## [Description of the task]
Omit any picture, and return the remaining data exactly as written.

## [Dataset section]
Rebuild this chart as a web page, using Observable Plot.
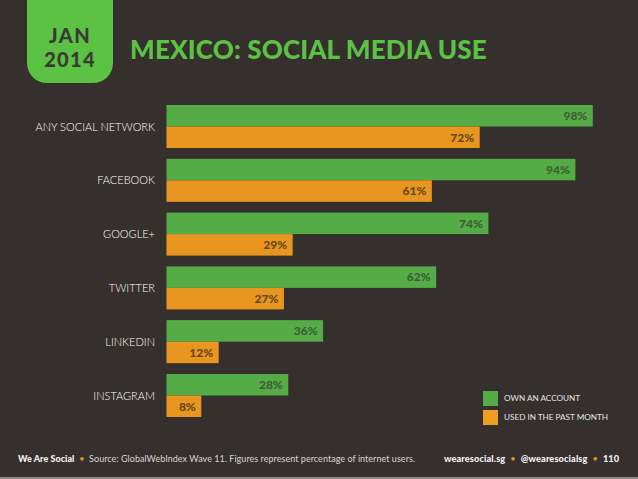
<!DOCTYPE html>
<html><head><meta charset="utf-8">
<script src="https://cdn.jsdelivr.net/npm/d3@7"></script>
<script src="https://cdn.jsdelivr.net/npm/@observablehq/plot@0.6"></script>
<style>
html,body{margin:0;padding:0;background:#352f2e;}
#page{position:relative;width:638px;height:479px;overflow:hidden;background:#352f2e;font-family:Lato,sans-serif;}
#page>div{position:absolute;white-space:nowrap;}
#chart{left:0;top:0;}
#chart svg{display:block;background:transparent;}
#badge{left:27px;top:0;width:86px;height:83px;background:#5cc243;border-radius:0 0 20px 20px;}
.date{left:27px;width:86px;text-align:center;color:#3a3a33;font-weight:900;font-size:20px;line-height:24px;letter-spacing:1.3px;}
#title{left:130px;top:34px;font-size:26px;line-height:30px;font-weight:900;color:#5cc243;letter-spacing:.15px;}
.sw{left:483px;width:14.5px;height:14.5px;}
.lg{left:504px;font-size:8.2px;line-height:12px;color:#e6e4e2;letter-spacing:-.02px;}
.ft{top:453px;font-size:9px;line-height:12px;color:#d9d6d3;}
.ft b{color:#f4f2f0;font-weight:900;}
.ft i{color:#e8961f;font-style:normal;}
#rule{left:0;top:477px;width:638px;height:2px;background:#8f8c8a;}
</style></head>
<body><div id="page">
<div id="chart"></div>
<div id="badge"></div>
<div class="date" style="top:23px">JAN</div>
<div class="date" style="top:47px">2014</div>
<div id="title">MEXICO: SOCIAL MEDIA USE</div>
<div class="sw" style="top:391px;background:#55ab45"></div>
<div class="sw" style="top:410px;background:#ee9e20"></div>
<div class="lg" style="top:392px">OWN AN ACCOUNT</div>
<div class="lg" style="top:411px">USED IN THE PAST MONTH</div>
<div class="ft" style="left:18px;letter-spacing:.04px"><b>We Are Social</b> &nbsp;<i>•</i>&nbsp; Source: GlobalWebIndex Wave 11. Figures represent percentage of internet users.</div>
<div class="ft" style="left:444px;letter-spacing:.12px;font-size:9.2px"><b>wearesocial.sg</b> &nbsp;<i>•</i>&nbsp; <b>@wearesocialsg</b> &nbsp;<i>•</i>&nbsp; <b>110</b></div>
<div id="rule"></div>
</div>
<script>
const categories = ["ANY SOCIAL NETWORK","FACEBOOK","GOOGLE+","TWITTER","LINKEDIN","INSTAGRAM"];
const seriesNames = ["OWN AN ACCOUNT","USED IN THE PAST MONTH"];
const ownAccount = [98,94,74,62,36,28];
const usedPastMonth = [72,61,29,27,12,8];
const seriesColors = ["#55ab45","#e8961f"];
const labelColors = ["#3c5f36","#66481c"];

const rows = categories.flatMap((c,i)=>[
  {category:c, series:seriesNames[0], value:ownAccount[i]},
  {category:c, series:seriesNames[1], value:usedPastMonth[i]}
]);

const plot = Plot.plot({
  width:638, height:479,
  marginLeft:166.5, marginRight:36.5, marginTop:105, marginBottom:62,
  style:{background:"transparent", fontFamily:"Lato, sans-serif"},
  x:{domain:[0,100], axis:null},
  y:{domain:seriesNames, padding:0, round:false, axis:null},
  fy:{domain:categories, padding:0.2, round:false, axis:null},
  color:{domain:seriesNames, range:seriesColors},
  marks:[
    Plot.barX(rows,{x:"value", y:"series", fy:"category", fill:"series"}),
    Plot.text(rows,{x:"value", y:"series", fy:"category", text:d=>d.value+"%",
      textAnchor:"end", dx:-6, fontSize:12, fontWeight:900,
      fill:d=>labelColors[seriesNames.indexOf(d.series)], style:{letterSpacing:"0.8px"}}),
    Plot.axisFy({anchor:"left", tickSize:0, tickPadding:12, label:null, fontSize:11, fontWeight:300, fill:"#ffffff"})
  ]
});
document.getElementById("chart").appendChild(plot);
</script>
</body></html>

## [Output for this task]
Rebuild this chart as a web page, using Observable Plot.
<!DOCTYPE html>
<html><head><meta charset="utf-8">
<script src="https://cdn.jsdelivr.net/npm/d3@7"></script>
<script src="https://cdn.jsdelivr.net/npm/@observablehq/plot@0.6"></script>
<style>
html,body{margin:0;padding:0;background:#352f2e;}
#page{position:relative;width:638px;height:479px;overflow:hidden;background:#352f2e;font-family:Lato,sans-serif;}
#page>div{position:absolute;white-space:nowrap;}
#chart{left:0;top:0;}
#chart svg{display:block;background:transparent;}
#badge{left:27px;top:0;width:86px;height:83px;background:#5cc243;border-radius:0 0 20px 20px;}
.date{left:27px;width:86px;text-align:center;color:#3a3a33;font-weight:900;font-size:20px;line-height:24px;letter-spacing:1.3px;}
#title{left:130px;top:34px;font-size:26px;line-height:30px;font-weight:900;color:#5cc243;letter-spacing:.15px;}
.sw{left:483px;width:14.5px;height:14.5px;}
.lg{left:504px;font-size:8.2px;line-height:12px;color:#e6e4e2;letter-spacing:-.02px;}
.ft{top:453px;font-size:9px;line-height:12px;color:#d9d6d3;}
.ft b{color:#f4f2f0;font-weight:900;}
.ft i{color:#e8961f;font-style:normal;}
#rule{left:0;top:477px;width:638px;height:2px;background:#8f8c8a;}
</style></head>
<body><div id="page">
<div id="chart"></div>
<div id="badge"></div>
<div class="date" style="top:23px">JAN</div>
<div class="date" style="top:47px">2014</div>
<div id="title">MEXICO: SOCIAL MEDIA USE</div>
<div class="sw" style="top:391px;background:#55ab45"></div>
<div class="sw" style="top:410px;background:#ee9e20"></div>
<div class="lg" style="top:392px">OWN AN ACCOUNT</div>
<div class="lg" style="top:411px">USED IN THE PAST MONTH</div>
<div class="ft" style="left:18px;letter-spacing:.04px"><b>We Are Social</b> &nbsp;<i>•</i>&nbsp; Source: GlobalWebIndex Wave 11. Figures represent percentage of internet users.</div>
<div class="ft" style="left:444px;letter-spacing:.12px;font-size:9.2px"><b>wearesocial.sg</b> &nbsp;<i>•</i>&nbsp; <b>@wearesocialsg</b> &nbsp;<i>•</i>&nbsp; <b>110</b></div>
<div id="rule"></div>
</div>
<script>
const categories = ["ANY SOCIAL NETWORK","FACEBOOK","GOOGLE+","TWITTER","LINKEDIN","INSTAGRAM"];
const seriesNames = ["OWN AN ACCOUNT","USED IN THE PAST MONTH"];
const ownAccount = [98,94,74,62,36,28];
const usedPastMonth = [72,61,29,27,12,8];
const seriesColors = ["#55ab45","#e8961f"];
const labelColors = ["#3c5f36","#66481c"];

const rows = categories.flatMap((c,i)=>[
  {category:c, series:seriesNames[0], value:ownAccount[i]},
  {category:c, series:seriesNames[1], value:usedPastMonth[i]}
]);

const plot = Plot.plot({
  width:638, height:479,
  marginLeft:166.5, marginRight:36.5, marginTop:105, marginBottom:62,
  style:{background:"transparent", fontFamily:"Lato, sans-serif"},
  x:{domain:[0,100], axis:null},
  y:{domain:seriesNames, padding:0, round:false, axis:null},
  fy:{domain:categories, padding:0.2, round:false, axis:null},
  color:{domain:seriesNames, range:seriesColors},
  marks:[
    Plot.barX(rows,{x:"value", y:"series", fy:"category", fill:"series"}),
    Plot.text(rows,{x:"value", y:"series", fy:"category", text:d=>d.value+"%",
      textAnchor:"end", dx:-6, fontSize:12, fontWeight:900,
      fill:d=>labelColors[seriesNames.indexOf(d.series)], style:{letterSpacing:"0.8px"}}),
    Plot.axisFy({anchor:"left", tickSize:0, tickPadding:12, label:null, fontSize:11, fontWeight:300, fill:"#ffffff"})
  ]
});
document.getElementById("chart").appendChild(plot);
</script>
</body></html>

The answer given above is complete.